### Extracted entries
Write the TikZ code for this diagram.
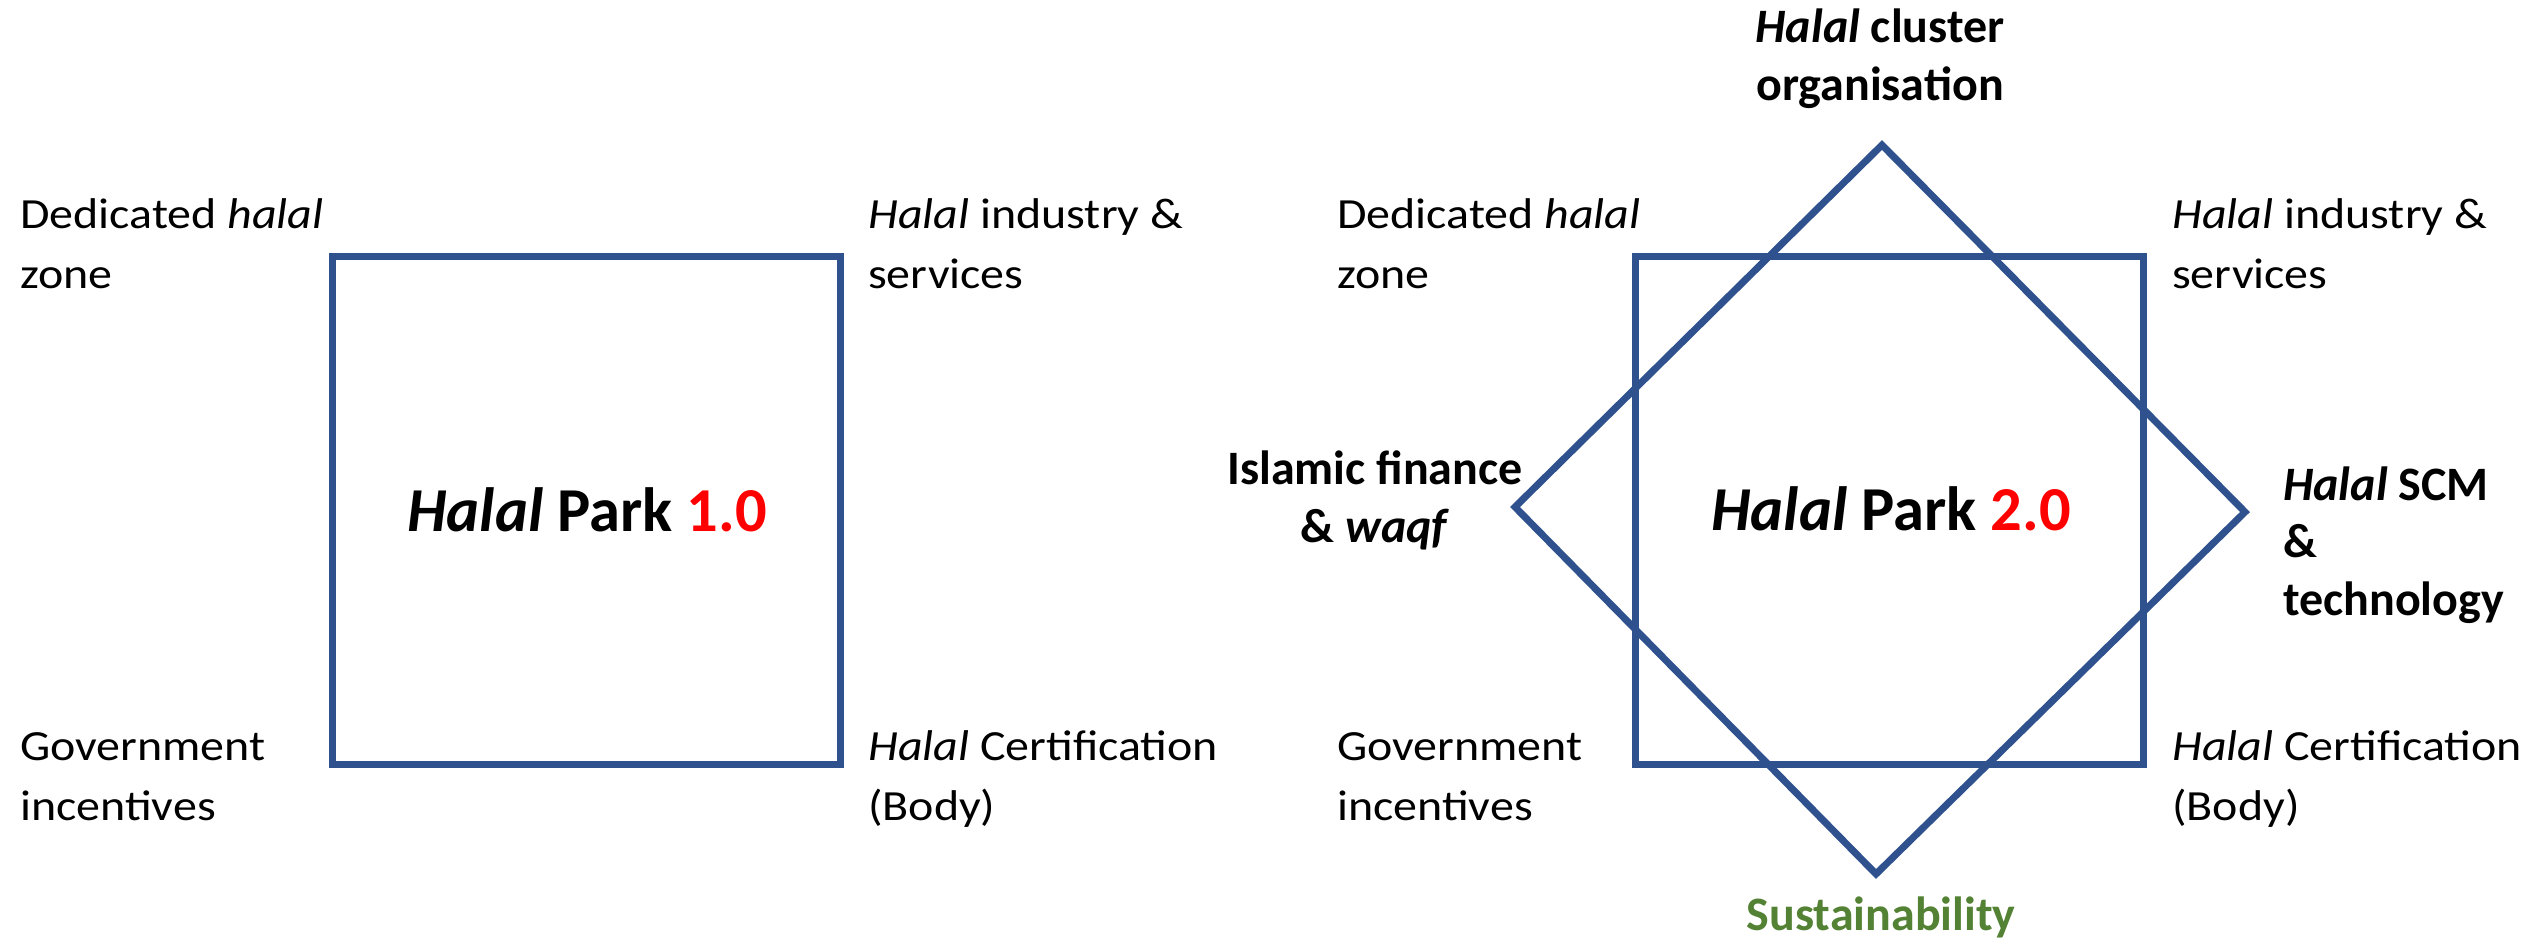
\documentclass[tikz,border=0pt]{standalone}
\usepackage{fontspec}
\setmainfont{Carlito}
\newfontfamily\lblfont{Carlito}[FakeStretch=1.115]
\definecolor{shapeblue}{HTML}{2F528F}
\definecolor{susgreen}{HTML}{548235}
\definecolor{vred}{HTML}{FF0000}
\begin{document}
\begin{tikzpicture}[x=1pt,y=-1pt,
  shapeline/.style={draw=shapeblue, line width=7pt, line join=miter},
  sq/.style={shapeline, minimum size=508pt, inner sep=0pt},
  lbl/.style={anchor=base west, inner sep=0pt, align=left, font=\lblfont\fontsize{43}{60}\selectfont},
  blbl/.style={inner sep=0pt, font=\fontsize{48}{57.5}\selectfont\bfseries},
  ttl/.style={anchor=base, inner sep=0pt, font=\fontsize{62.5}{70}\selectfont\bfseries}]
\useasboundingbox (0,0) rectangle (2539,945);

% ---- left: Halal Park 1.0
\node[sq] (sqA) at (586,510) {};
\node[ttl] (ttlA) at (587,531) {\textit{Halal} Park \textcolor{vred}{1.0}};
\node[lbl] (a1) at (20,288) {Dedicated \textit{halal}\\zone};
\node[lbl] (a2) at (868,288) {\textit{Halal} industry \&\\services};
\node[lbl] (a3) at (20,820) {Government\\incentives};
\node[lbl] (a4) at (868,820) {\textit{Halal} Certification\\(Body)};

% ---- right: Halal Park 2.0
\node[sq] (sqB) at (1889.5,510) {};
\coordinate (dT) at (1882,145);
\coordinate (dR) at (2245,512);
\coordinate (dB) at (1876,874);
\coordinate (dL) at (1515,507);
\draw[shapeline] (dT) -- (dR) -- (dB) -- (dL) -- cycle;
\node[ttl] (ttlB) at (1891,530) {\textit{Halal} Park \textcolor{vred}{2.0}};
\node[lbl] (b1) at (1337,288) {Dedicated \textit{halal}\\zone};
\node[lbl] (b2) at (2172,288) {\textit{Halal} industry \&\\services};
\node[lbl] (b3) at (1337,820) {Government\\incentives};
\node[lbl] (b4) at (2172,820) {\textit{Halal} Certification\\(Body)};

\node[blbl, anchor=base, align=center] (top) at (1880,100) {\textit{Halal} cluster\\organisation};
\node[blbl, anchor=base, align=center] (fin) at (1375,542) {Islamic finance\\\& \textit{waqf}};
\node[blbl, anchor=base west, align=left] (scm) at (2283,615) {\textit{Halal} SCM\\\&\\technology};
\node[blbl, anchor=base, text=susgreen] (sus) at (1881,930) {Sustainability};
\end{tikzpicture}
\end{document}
######
### Extracted entries
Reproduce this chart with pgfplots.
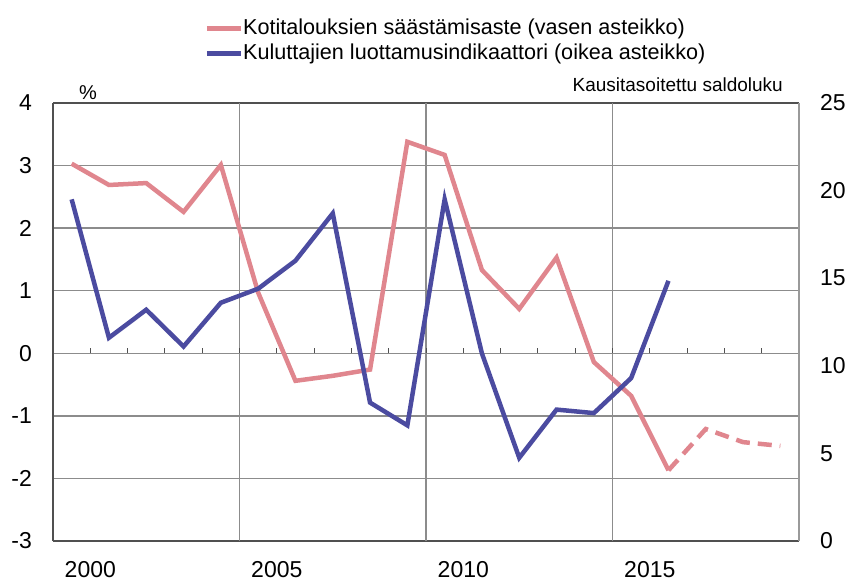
######
Written task: Copy each line of the records containing the string "this".

Output of the exercise:
Write the TikZ code for this diagram.
Reproduce this chart with pgfplots.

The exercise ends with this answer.